Exactly repeat the material, dropping every picture from the copy.

==================================================

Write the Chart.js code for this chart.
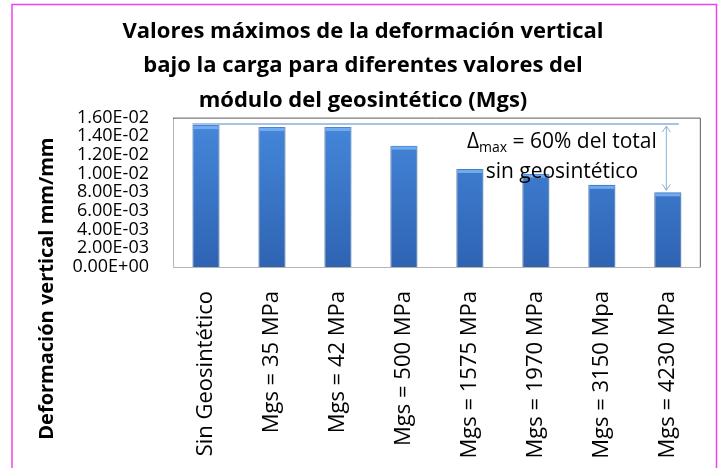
<!DOCTYPE html>
<html>
<head>
<meta charset="utf-8">
<script src="https://cdn.jsdelivr.net/npm/chart.js@4/dist/chart.umd.min.js"></script>
<style>
  html, body { margin: 0; padding: 0; background: #ffffff; }
  #wrap { position: relative; width: 719px; height: 468px; }
</style>
</head>
<body>
<div id="wrap"><canvas id="c"></canvas></div>
<script>
// ---- data ----
const categories = [
  "Sin Geosintético",
  "Mgs = 35 MPa",
  "Mgs = 42 MPa",
  "Mgs = 500 MPa",
  "Mgs = 1575 MPa",
  "Mgs = 1970 MPa",
  "Mgs = 3150 Mpa",
  "Mgs = 4230 MPa"
];
const deformacion = [0.0152, 0.0150, 0.0150, 0.0130, 0.0105, 0.0100, 0.0088, 0.0080];
const yTickLabels = ["0.00E+00","2.00E-03","4.00E-03","6.00E-03","8.00E-03","1.00E-02","1.20E-02","1.40E-02","1.60E-02"];
const titleLines = [
  "Valores máximos de la deformación vertical",
  "bajo la carga para diferentes valores del",
  "módulo del geosintético (Mgs)"
];
const yAxisTitle = "Deformación vertical mm/mm";
const noteLine1 = ["Δ", "max", " = 60% del total"];
const noteLine2 = "sin geosintético";

const FONT = "'Open Sans', 'Noto Sans', sans-serif";

function barGradient(ctx) {
  const chart = ctx.chart;
  const area = chart.chartArea;
  if (!area) return '#3B7DD3';
  const g = chart.ctx.createLinearGradient(0, area.top, 0, area.bottom);
  g.addColorStop(0, '#4588DC');
  g.addColorStop(1, '#2F63B2');
  return g;
}

const decorPlugin = {
  id: 'decor',
  beforeDraw(chart) {
    const c = chart.ctx;
    c.save();
    c.fillStyle = '#ffffff';
    c.fillRect(0, 0, chart.width, chart.height);
    c.strokeStyle = '#EE44EE';
    c.lineWidth = 1.5;
    c.strokeRect(12, 4.5, chart.width - 14.5, chart.height + 10);
    c.restore();
  },
  beforeDatasetsDraw(chart) {
    const c = chart.ctx;
    const a = chart.chartArea;
    c.save();
    c.lineWidth = 1;
    c.strokeStyle = '#B4B4B4';
    c.beginPath();
    c.moveTo(a.left + 0.5, a.top);
    c.lineTo(a.left + 0.5, a.bottom + 0.5);
    c.lineTo(a.right, a.bottom + 0.5);
    c.stroke();
    c.strokeStyle = '#5A5A5A';
    c.beginPath();
    c.moveTo(a.left, a.top + 0.5);
    c.lineTo(a.right - 0.5, a.top + 0.5);
    c.lineTo(a.right - 0.5, a.bottom);
    c.stroke();
    c.restore();
  },
  afterDatasetsDraw(chart) {
    const c = chart.ctx;
    const a = chart.chartArea;
    const meta = chart.getDatasetMeta(0);
    const ys = chart.scales.y;
    c.save();
    meta.data.forEach(b => {
      const w = b.width;
      c.fillStyle = 'rgba(120,175,240,0.9)';
      c.fillRect(b.x - w / 2 + 1, b.y + 1, w - 2, 3);
    });
    c.restore();

    const first = meta.data[0];
    const last = meta.data[meta.data.length - 1];
    const yTop = ys.getPixelForValue(deformacion[0]) - 1;
    const yBot = ys.getPixelForValue(deformacion[deformacion.length - 1]);
    const ax = last.x - 2;
    c.save();
    c.strokeStyle = '#A9C2E3';
    c.lineWidth = 2;
    c.beginPath();
    c.moveTo(first.x - first.width / 2, yTop);
    c.lineTo(last.x + 11, yTop);
    c.stroke();
    c.strokeStyle = '#8EAFD9';
    c.lineWidth = 1;
    c.beginPath();
    c.moveTo(ax + 0.5, yTop + 2);
    c.lineTo(ax + 0.5, yBot - 2);
    c.moveTo(ax - 3.5, yTop + 8);
    c.lineTo(ax + 0.5, yTop + 2);
    c.lineTo(ax + 4.5, yTop + 8);
    c.moveTo(ax - 3.5, yBot - 8);
    c.lineTo(ax + 0.5, yBot - 2);
    c.lineTo(ax + 4.5, yBot - 8);
    c.stroke();

    const cx = ax - 104;
    c.fillStyle = '#000000';
    c.textBaseline = 'alphabetic';
    const big = '21px ' + FONT, small = '14px ' + FONT;
    c.font = big; const w0 = c.measureText(noteLine1[0]).width;
    const w2 = c.measureText(noteLine1[2]).width;
    c.font = small; const w1 = c.measureText(noteLine1[1]).width;
    let x = cx - (w0 + w1 + w2) / 2;
    const b1 = a.top + 30, b2 = a.top + 60;
    c.textAlign = 'left';
    c.font = big; c.fillText(noteLine1[0], x, b1); x += w0;
    c.font = small; c.fillText(noteLine1[1], x, b1 + 4); x += w1;
    c.font = big; c.fillText(noteLine1[2], x, b1);
    c.textAlign = 'center';
    c.fillText(noteLine2, cx, b2);
    c.restore();
  },
  afterDraw(chart) {
    const c = chart.ctx;
    const a = chart.chartArea;
    c.save();
    c.translate(47, a.top + 171);
    c.rotate(-Math.PI / 2);
    c.font = 'bold 20px ' + FONT;
    c.fillStyle = '#000000';
    c.textAlign = 'center';
    c.textBaseline = 'middle';
    c.fillText(yAxisTitle, 0, 0);
    c.restore();
  }
};

new Chart(document.getElementById('c'), {
  type: 'bar',
  data: {
    labels: categories,
    datasets: [{
      data: deformacion,
      backgroundColor: barGradient,
      borderColor: '#2A5696',
      borderWidth: { left: 1, right: 1, top: 0, bottom: 0 },
      borderSkipped: false,
      categoryPercentage: 1,
      barPercentage: 0.41
    }]
  },
  options: {
    responsive: true,
    maintainAspectRatio: false,
    animation: false,
    devicePixelRatio: 1,
    layout: { padding: { left: 19, right: 12, top: 0, bottom: 0 } },
    plugins: {
      legend: { display: false },
      tooltip: { enabled: false },
      title: {
        display: true,
        text: titleLines,
        color: '#000000',
        font: { family: FONT, size: 22, weight: 'bold', lineHeight: 1.57 },
        padding: { top: 14, bottom: 0 }
      }
    },
    scales: {
      x: {
        grid: { display: false, drawTicks: false },
        border: { display: false },
        ticks: {
          color: '#000000',
          font: { family: FONT, size: 22 },
          minRotation: 90,
          maxRotation: 90,
          padding: 24,
          autoSkip: false
        },
        afterFit(s) { s.height = 201; }
      },
      y: {
        min: 0,
        max: 0.016,
        grid: { display: false, drawTicks: false },
        border: { display: false },
        ticks: {
          stepSize: 0.002,
          autoSkip: false,
          color: '#000000',
          font: { family: FONT, size: 18, lineHeight: 1 },
          padding: 24,
          callback: (v, i) => yTickLabels[i]
        },
        afterFit(s) { s.width = 154; }
      }
    }
  },
  plugins: [decorPlugin]
});
</script>
</body>
</html>
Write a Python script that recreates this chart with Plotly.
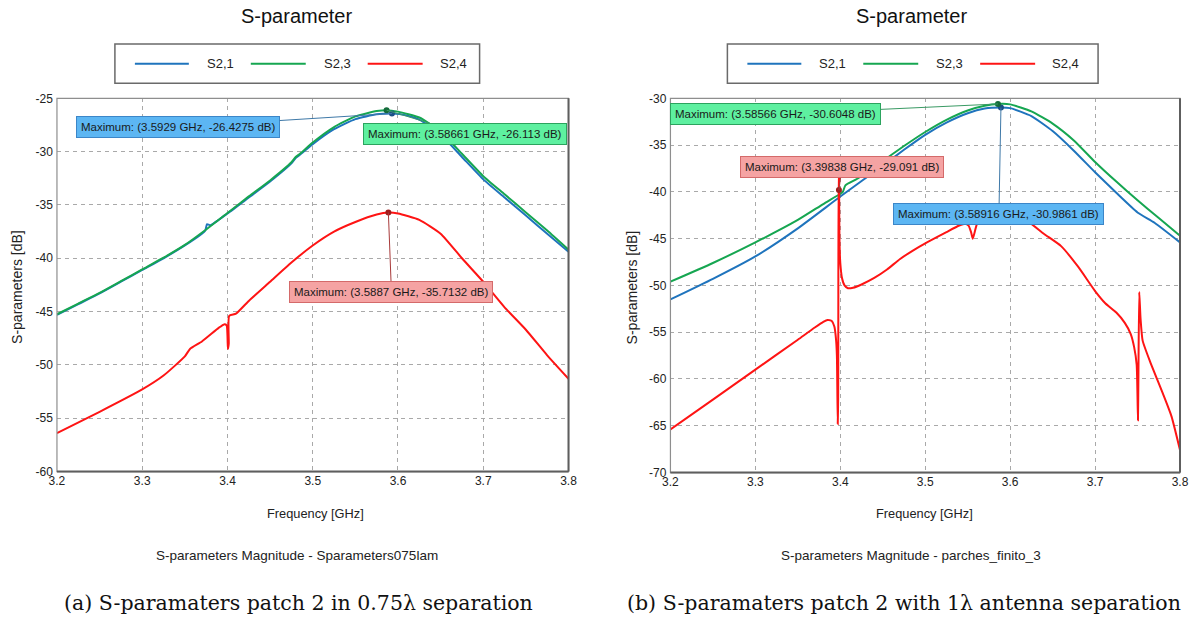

==================================================

**REPLY TO THE EXERCISE**
Write the Chart.js code for this chart.
<!DOCTYPE html>
<html>
<head>
<meta charset="utf-8">
<script src="https://cdn.jsdelivr.net/npm/chart.js@4/dist/chart.umd.min.js"></script>
<style>
  html, body { margin: 0; padding: 0; background: #ffffff; }
  #wrap { position: relative; width: 719px; height: 468px; }
</style>
</head>
<body>
<div id="wrap"><canvas id="c"></canvas></div>
<script>
// ---- data ----
const categories = [
  "Sin Geosintético",
  "Mgs = 35 MPa",
  "Mgs = 42 MPa",
  "Mgs = 500 MPa",
  "Mgs = 1575 MPa",
  "Mgs = 1970 MPa",
  "Mgs = 3150 Mpa",
  "Mgs = 4230 MPa"
];
const deformacion = [0.0152, 0.0150, 0.0150, 0.0130, 0.0105, 0.0100, 0.0088, 0.0080];
const yTickLabels = ["0.00E+00","2.00E-03","4.00E-03","6.00E-03","8.00E-03","1.00E-02","1.20E-02","1.40E-02","1.60E-02"];
const titleLines = [
  "Valores máximos de la deformación vertical",
  "bajo la carga para diferentes valores del",
  "módulo del geosintético (Mgs)"
];
const yAxisTitle = "Deformación vertical mm/mm";
const noteLine1 = ["Δ", "max", " = 60% del total"];
const noteLine2 = "sin geosintético";

const FONT = "'Open Sans', 'Noto Sans', sans-serif";

function barGradient(ctx) {
  const chart = ctx.chart;
  const area = chart.chartArea;
  if (!area) return '#3B7DD3';
  const g = chart.ctx.createLinearGradient(0, area.top, 0, area.bottom);
  g.addColorStop(0, '#4588DC');
  g.addColorStop(1, '#2F63B2');
  return g;
}

const decorPlugin = {
  id: 'decor',
  beforeDraw(chart) {
    const c = chart.ctx;
    c.save();
    c.fillStyle = '#ffffff';
    c.fillRect(0, 0, chart.width, chart.height);
    c.strokeStyle = '#EE44EE';
    c.lineWidth = 1.5;
    c.strokeRect(12, 4.5, chart.width - 14.5, chart.height + 10);
    c.restore();
  },
  beforeDatasetsDraw(chart) {
    const c = chart.ctx;
    const a = chart.chartArea;
    c.save();
    c.lineWidth = 1;
    c.strokeStyle = '#B4B4B4';
    c.beginPath();
    c.moveTo(a.left + 0.5, a.top);
    c.lineTo(a.left + 0.5, a.bottom + 0.5);
    c.lineTo(a.right, a.bottom + 0.5);
    c.stroke();
    c.strokeStyle = '#5A5A5A';
    c.beginPath();
    c.moveTo(a.left, a.top + 0.5);
    c.lineTo(a.right - 0.5, a.top + 0.5);
    c.lineTo(a.right - 0.5, a.bottom);
    c.stroke();
    c.restore();
  },
  afterDatasetsDraw(chart) {
    const c = chart.ctx;
    const a = chart.chartArea;
    const meta = chart.getDatasetMeta(0);
    const ys = chart.scales.y;
    c.save();
    meta.data.forEach(b => {
      const w = b.width;
      c.fillStyle = 'rgba(120,175,240,0.9)';
      c.fillRect(b.x - w / 2 + 1, b.y + 1, w - 2, 3);
    });
    c.restore();

    const first = meta.data[0];
    const last = meta.data[meta.data.length - 1];
    const yTop = ys.getPixelForValue(deformacion[0]) - 1;
    const yBot = ys.getPixelForValue(deformacion[deformacion.length - 1]);
    const ax = last.x - 2;
    c.save();
    c.strokeStyle = '#A9C2E3';
    c.lineWidth = 2;
    c.beginPath();
    c.moveTo(first.x - first.width / 2, yTop);
    c.lineTo(last.x + 11, yTop);
    c.stroke();
    c.strokeStyle = '#8EAFD9';
    c.lineWidth = 1;
    c.beginPath();
    c.moveTo(ax + 0.5, yTop + 2);
    c.lineTo(ax + 0.5, yBot - 2);
    c.moveTo(ax - 3.5, yTop + 8);
    c.lineTo(ax + 0.5, yTop + 2);
    c.lineTo(ax + 4.5, yTop + 8);
    c.moveTo(ax - 3.5, yBot - 8);
    c.lineTo(ax + 0.5, yBot - 2);
    c.lineTo(ax + 4.5, yBot - 8);
    c.stroke();

    const cx = ax - 104;
    c.fillStyle = '#000000';
    c.textBaseline = 'alphabetic';
    const big = '21px ' + FONT, small = '14px ' + FONT;
    c.font = big; const w0 = c.measureText(noteLine1[0]).width;
    const w2 = c.measureText(noteLine1[2]).width;
    c.font = small; const w1 = c.measureText(noteLine1[1]).width;
    let x = cx - (w0 + w1 + w2) / 2;
    const b1 = a.top + 30, b2 = a.top + 60;
    c.textAlign = 'left';
    c.font = big; c.fillText(noteLine1[0], x, b1); x += w0;
    c.font = small; c.fillText(noteLine1[1], x, b1 + 4); x += w1;
    c.font = big; c.fillText(noteLine1[2], x, b1);
    c.textAlign = 'center';
    c.fillText(noteLine2, cx, b2);
    c.restore();
  },
  afterDraw(chart) {
    const c = chart.ctx;
    const a = chart.chartArea;
    c.save();
    c.translate(47, a.top + 171);
    c.rotate(-Math.PI / 2);
    c.font = 'bold 20px ' + FONT;
    c.fillStyle = '#000000';
    c.textAlign = 'center';
    c.textBaseline = 'middle';
    c.fillText(yAxisTitle, 0, 0);
    c.restore();
  }
};

new Chart(document.getElementById('c'), {
  type: 'bar',
  data: {
    labels: categories,
    datasets: [{
      data: deformacion,
      backgroundColor: barGradient,
      borderColor: '#2A5696',
      borderWidth: { left: 1, right: 1, top: 0, bottom: 0 },
      borderSkipped: false,
      categoryPercentage: 1,
      barPercentage: 0.41
    }]
  },
  options: {
    responsive: true,
    maintainAspectRatio: false,
    animation: false,
    devicePixelRatio: 1,
    layout: { padding: { left: 19, right: 12, top: 0, bottom: 0 } },
    plugins: {
      legend: { display: false },
      tooltip: { enabled: false },
      title: {
        display: true,
        text: titleLines,
        color: '#000000',
        font: { family: FONT, size: 22, weight: 'bold', lineHeight: 1.57 },
        padding: { top: 14, bottom: 0 }
      }
    },
    scales: {
      x: {
        grid: { display: false, drawTicks: false },
        border: { display: false },
        ticks: {
          color: '#000000',
          font: { family: FONT, size: 22 },
          minRotation: 90,
          maxRotation: 90,
          padding: 24,
          autoSkip: false
        },
        afterFit(s) { s.height = 201; }
      },
      y: {
        min: 0,
        max: 0.016,
        grid: { display: false, drawTicks: false },
        border: { display: false },
        ticks: {
          stepSize: 0.002,
          autoSkip: false,
          color: '#000000',
          font: { family: FONT, size: 18, lineHeight: 1 },
          padding: 24,
          callback: (v, i) => yTickLabels[i]
        },
        afterFit(s) { s.width = 154; }
      }
    }
  },
  plugins: [decorPlugin]
});
</script>
</body>
</html>
Write a Python script that recreates this chart with Plotly.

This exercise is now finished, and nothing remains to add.